STATED GOAL: Copy out all lines that carry the word "this".

----

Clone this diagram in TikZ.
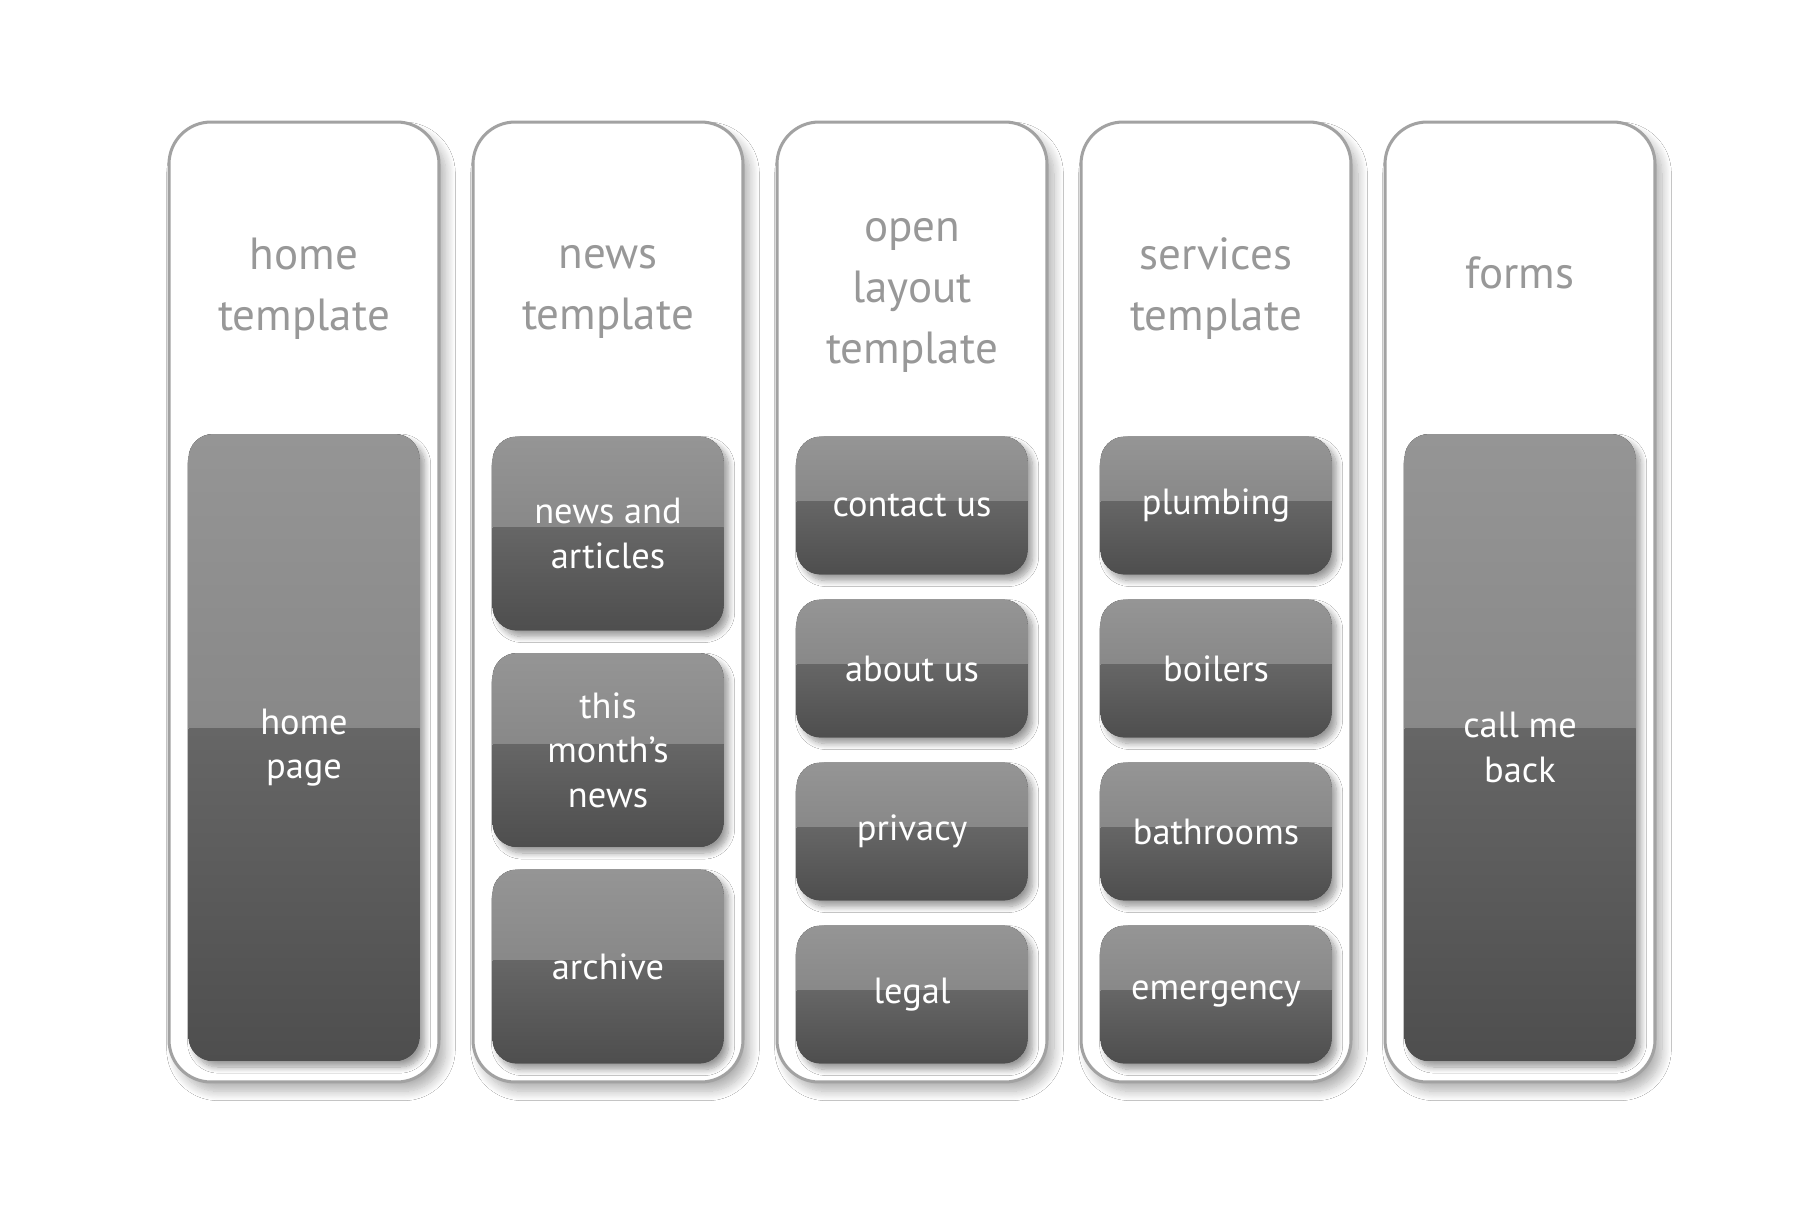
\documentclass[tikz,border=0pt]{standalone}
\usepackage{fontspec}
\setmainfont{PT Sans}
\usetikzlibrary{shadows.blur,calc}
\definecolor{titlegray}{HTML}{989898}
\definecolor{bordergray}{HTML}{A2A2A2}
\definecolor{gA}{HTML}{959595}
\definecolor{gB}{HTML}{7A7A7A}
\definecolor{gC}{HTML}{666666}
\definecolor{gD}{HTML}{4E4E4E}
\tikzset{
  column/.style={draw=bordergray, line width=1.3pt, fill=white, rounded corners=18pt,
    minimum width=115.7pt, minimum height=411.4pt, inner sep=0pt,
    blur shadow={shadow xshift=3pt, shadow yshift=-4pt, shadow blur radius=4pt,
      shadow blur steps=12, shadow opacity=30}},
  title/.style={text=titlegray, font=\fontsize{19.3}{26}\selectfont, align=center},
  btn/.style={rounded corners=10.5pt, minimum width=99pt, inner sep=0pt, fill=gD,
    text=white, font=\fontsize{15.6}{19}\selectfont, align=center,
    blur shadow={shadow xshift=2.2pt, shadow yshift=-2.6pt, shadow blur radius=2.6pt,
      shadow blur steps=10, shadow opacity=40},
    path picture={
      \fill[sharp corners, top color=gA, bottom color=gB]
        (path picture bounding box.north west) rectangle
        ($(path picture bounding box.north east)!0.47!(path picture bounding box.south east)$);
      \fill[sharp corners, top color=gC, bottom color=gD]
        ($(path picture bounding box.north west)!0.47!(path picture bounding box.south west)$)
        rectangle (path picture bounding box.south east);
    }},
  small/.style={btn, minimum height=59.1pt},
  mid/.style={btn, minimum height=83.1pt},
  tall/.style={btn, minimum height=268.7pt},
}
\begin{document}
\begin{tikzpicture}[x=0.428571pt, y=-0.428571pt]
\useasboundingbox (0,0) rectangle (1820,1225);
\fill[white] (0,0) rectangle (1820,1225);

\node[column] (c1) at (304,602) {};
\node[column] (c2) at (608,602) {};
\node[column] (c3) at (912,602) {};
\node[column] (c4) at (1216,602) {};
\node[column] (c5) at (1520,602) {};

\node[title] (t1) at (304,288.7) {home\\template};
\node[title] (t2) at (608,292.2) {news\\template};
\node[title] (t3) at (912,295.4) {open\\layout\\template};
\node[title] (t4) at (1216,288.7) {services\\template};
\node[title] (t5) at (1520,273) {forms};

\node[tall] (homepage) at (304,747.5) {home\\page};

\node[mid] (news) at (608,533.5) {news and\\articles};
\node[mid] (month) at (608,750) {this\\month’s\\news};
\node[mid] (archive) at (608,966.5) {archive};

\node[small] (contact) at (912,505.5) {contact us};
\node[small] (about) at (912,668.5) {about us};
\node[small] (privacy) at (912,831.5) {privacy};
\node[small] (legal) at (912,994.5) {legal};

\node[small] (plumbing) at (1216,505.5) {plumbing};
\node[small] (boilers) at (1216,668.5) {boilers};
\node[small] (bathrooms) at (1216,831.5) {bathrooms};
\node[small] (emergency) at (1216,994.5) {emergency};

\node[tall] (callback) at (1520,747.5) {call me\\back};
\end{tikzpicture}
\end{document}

----

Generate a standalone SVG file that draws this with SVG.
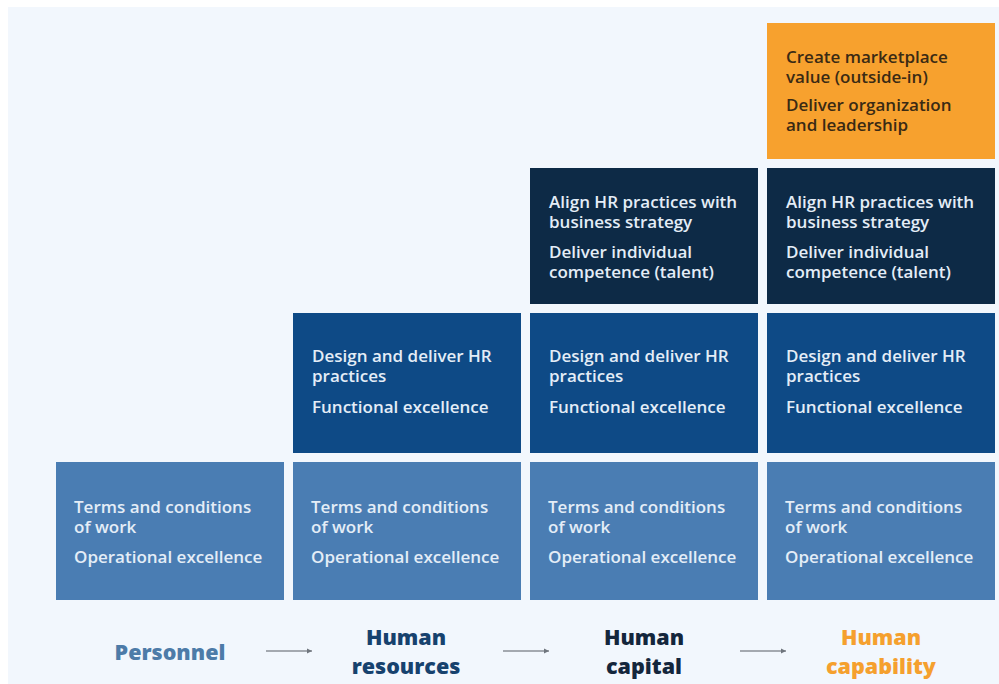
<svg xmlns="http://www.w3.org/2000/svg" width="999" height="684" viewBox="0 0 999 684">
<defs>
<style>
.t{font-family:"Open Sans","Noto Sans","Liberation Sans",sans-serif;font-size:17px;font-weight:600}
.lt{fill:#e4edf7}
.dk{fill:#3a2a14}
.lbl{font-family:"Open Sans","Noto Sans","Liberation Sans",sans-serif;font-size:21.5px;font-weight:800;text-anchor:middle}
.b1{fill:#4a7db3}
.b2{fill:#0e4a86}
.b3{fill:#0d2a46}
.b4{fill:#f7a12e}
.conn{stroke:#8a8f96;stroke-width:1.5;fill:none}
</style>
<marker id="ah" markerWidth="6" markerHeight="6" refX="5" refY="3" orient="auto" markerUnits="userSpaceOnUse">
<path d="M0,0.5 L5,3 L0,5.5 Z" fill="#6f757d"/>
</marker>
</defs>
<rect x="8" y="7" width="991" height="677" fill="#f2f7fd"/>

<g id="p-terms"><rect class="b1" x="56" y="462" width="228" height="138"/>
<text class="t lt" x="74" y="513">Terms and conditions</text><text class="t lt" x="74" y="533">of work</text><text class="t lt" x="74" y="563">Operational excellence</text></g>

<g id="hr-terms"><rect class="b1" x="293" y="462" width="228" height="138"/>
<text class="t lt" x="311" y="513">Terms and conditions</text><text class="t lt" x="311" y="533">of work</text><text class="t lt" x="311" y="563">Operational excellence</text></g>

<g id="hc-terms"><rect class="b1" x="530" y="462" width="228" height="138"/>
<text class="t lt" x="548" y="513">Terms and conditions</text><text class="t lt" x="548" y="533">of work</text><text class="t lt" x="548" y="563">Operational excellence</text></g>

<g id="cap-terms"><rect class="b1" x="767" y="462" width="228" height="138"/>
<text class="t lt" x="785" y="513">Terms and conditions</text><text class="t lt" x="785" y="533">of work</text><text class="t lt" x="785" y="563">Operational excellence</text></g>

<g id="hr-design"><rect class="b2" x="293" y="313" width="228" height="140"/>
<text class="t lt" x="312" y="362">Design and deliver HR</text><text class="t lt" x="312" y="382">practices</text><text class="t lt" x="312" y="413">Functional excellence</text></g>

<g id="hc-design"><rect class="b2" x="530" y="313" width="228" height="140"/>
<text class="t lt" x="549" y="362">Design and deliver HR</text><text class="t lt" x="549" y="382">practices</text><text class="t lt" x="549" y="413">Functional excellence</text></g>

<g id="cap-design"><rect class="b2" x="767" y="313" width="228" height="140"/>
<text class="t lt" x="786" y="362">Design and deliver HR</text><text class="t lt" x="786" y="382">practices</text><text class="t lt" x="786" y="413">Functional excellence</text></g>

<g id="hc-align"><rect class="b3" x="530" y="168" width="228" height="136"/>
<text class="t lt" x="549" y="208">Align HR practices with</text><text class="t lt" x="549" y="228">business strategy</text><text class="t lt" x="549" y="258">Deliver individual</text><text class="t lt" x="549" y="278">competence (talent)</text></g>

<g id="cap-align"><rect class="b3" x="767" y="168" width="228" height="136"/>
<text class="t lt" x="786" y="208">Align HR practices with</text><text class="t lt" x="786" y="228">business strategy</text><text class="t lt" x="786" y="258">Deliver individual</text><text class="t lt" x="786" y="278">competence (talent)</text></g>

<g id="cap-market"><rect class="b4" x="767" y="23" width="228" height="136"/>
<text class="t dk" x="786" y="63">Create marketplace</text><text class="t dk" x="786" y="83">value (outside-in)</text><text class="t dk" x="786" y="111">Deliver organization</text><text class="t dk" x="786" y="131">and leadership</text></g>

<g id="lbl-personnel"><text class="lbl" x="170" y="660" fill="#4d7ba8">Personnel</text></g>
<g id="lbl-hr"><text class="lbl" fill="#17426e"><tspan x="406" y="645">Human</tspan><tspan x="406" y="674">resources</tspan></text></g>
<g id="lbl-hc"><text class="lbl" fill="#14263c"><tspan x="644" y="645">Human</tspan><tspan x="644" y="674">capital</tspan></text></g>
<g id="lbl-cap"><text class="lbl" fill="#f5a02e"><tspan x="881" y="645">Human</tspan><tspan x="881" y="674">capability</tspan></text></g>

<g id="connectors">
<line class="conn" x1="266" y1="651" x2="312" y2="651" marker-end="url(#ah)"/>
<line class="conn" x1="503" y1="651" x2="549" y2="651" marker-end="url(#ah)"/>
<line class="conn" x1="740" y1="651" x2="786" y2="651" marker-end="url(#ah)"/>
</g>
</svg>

----

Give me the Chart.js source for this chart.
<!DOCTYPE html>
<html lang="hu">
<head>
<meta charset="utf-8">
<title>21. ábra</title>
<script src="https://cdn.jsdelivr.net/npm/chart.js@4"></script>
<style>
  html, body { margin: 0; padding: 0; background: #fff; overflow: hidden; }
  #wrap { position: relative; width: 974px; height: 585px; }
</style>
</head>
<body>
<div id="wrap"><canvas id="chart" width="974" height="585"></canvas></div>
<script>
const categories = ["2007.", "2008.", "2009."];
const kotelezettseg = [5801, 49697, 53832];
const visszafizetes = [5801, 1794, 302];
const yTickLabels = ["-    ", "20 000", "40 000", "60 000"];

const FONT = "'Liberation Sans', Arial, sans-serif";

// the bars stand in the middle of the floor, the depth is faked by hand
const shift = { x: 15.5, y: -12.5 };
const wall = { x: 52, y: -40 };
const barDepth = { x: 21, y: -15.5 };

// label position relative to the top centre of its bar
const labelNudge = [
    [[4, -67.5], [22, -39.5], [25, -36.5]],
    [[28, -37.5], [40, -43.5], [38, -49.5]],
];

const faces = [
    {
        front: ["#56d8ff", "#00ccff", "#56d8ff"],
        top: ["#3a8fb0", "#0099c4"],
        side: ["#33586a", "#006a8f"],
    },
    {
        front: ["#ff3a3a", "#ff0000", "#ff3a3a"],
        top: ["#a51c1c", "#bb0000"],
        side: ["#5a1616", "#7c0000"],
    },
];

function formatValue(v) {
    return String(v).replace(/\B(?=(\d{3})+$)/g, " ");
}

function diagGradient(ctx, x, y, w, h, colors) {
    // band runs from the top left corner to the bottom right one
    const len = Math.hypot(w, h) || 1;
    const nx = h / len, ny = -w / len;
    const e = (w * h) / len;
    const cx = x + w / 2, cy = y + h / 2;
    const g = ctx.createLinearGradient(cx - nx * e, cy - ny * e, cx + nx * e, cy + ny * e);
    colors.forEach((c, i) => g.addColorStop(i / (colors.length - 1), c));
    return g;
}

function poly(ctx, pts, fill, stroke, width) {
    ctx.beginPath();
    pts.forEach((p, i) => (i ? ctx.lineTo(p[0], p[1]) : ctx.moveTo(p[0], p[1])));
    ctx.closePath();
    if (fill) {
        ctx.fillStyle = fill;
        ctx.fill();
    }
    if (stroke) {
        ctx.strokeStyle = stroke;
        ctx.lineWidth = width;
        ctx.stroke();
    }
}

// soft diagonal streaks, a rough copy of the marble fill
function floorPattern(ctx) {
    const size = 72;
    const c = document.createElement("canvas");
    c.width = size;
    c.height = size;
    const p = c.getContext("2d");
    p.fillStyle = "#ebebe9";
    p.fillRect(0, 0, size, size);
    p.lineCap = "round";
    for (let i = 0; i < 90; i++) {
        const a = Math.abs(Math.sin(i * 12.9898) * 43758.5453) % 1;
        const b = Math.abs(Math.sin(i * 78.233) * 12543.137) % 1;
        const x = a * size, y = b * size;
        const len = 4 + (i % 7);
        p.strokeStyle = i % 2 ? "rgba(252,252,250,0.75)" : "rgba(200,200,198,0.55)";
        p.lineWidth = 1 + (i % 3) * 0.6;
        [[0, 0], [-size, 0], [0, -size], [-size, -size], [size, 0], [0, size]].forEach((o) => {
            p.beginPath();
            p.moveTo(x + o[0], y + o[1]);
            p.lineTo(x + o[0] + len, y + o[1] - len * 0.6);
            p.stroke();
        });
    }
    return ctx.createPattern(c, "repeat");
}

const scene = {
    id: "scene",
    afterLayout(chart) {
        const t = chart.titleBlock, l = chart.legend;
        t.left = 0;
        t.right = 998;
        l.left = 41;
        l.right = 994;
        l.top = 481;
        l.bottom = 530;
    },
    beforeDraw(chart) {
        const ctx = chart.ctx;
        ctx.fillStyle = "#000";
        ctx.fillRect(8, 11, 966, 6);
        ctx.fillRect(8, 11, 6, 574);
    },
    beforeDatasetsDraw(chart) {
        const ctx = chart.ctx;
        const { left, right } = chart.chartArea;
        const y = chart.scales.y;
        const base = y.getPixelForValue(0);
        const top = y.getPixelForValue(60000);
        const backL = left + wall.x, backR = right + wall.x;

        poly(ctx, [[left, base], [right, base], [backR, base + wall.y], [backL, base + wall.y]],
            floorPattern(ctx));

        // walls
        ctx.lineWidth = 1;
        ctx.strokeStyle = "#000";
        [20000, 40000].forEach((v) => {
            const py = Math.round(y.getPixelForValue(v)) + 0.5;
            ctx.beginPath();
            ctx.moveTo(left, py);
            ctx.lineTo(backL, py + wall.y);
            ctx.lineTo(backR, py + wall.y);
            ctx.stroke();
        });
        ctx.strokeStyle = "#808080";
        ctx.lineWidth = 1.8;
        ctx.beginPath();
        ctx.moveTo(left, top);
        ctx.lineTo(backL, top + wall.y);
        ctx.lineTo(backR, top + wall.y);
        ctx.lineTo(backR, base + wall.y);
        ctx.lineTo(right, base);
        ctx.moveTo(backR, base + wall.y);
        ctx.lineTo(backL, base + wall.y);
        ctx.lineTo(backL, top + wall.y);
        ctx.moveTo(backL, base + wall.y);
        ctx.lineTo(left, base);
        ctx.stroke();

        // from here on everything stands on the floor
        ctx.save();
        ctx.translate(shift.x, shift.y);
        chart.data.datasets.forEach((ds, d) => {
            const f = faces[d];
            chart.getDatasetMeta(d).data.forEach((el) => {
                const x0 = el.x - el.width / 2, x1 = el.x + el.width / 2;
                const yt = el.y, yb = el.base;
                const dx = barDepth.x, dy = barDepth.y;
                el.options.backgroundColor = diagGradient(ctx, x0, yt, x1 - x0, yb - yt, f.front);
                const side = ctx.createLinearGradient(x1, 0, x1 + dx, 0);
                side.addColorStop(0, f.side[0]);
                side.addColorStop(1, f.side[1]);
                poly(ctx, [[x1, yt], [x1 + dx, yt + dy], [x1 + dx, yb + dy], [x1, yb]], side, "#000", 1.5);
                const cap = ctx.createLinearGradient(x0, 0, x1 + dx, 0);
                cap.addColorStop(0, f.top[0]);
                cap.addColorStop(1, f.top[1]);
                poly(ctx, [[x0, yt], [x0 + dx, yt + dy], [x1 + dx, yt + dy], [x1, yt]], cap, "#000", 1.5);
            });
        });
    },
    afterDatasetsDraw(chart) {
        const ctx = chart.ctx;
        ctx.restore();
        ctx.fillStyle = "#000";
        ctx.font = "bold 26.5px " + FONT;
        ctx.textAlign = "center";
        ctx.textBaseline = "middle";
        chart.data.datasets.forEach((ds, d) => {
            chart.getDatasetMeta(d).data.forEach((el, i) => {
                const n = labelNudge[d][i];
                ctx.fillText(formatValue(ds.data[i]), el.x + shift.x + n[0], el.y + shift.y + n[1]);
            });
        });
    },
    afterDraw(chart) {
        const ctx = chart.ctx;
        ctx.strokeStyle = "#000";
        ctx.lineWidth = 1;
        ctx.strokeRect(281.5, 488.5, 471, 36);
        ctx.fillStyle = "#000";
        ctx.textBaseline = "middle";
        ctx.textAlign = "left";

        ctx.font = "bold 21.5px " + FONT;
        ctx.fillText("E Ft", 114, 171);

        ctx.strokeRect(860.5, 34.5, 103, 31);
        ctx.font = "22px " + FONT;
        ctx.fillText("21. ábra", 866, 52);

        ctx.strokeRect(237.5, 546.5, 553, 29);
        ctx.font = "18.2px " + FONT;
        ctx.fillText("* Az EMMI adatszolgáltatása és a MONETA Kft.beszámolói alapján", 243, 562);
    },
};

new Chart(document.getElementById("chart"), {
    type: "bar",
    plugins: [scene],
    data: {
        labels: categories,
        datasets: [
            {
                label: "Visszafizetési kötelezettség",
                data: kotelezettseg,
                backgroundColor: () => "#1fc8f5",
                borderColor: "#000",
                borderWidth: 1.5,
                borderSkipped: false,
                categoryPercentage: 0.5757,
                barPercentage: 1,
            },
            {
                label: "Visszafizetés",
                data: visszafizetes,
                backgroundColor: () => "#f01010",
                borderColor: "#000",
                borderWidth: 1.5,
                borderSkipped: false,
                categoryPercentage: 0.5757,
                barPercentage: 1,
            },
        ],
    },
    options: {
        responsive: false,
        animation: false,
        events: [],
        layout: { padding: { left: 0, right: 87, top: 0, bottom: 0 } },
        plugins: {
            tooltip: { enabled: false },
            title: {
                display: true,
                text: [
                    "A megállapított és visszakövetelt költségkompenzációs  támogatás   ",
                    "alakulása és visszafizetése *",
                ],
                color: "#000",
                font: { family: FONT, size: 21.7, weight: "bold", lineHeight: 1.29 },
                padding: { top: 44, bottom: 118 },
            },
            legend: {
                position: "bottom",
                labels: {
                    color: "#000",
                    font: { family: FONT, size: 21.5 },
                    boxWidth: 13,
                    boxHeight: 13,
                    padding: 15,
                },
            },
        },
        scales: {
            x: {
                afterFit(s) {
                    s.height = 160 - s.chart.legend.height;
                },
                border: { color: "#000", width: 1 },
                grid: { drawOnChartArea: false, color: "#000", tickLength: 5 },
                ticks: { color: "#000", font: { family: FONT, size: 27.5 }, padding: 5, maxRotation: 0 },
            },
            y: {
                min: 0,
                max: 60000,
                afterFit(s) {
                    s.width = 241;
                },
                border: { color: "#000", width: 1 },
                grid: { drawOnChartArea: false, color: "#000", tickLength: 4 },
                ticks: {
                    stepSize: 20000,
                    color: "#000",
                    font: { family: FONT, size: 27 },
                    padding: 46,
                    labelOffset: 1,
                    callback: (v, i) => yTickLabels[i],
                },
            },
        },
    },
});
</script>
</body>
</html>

----

IN RESPONSE:
Clone this diagram in TikZ.
\node[mid] (month) at (608,750) {this\\month’s\\news};
Generate a standalone SVG file that draws this with SVG.
Give me the Chart.js source for this chart.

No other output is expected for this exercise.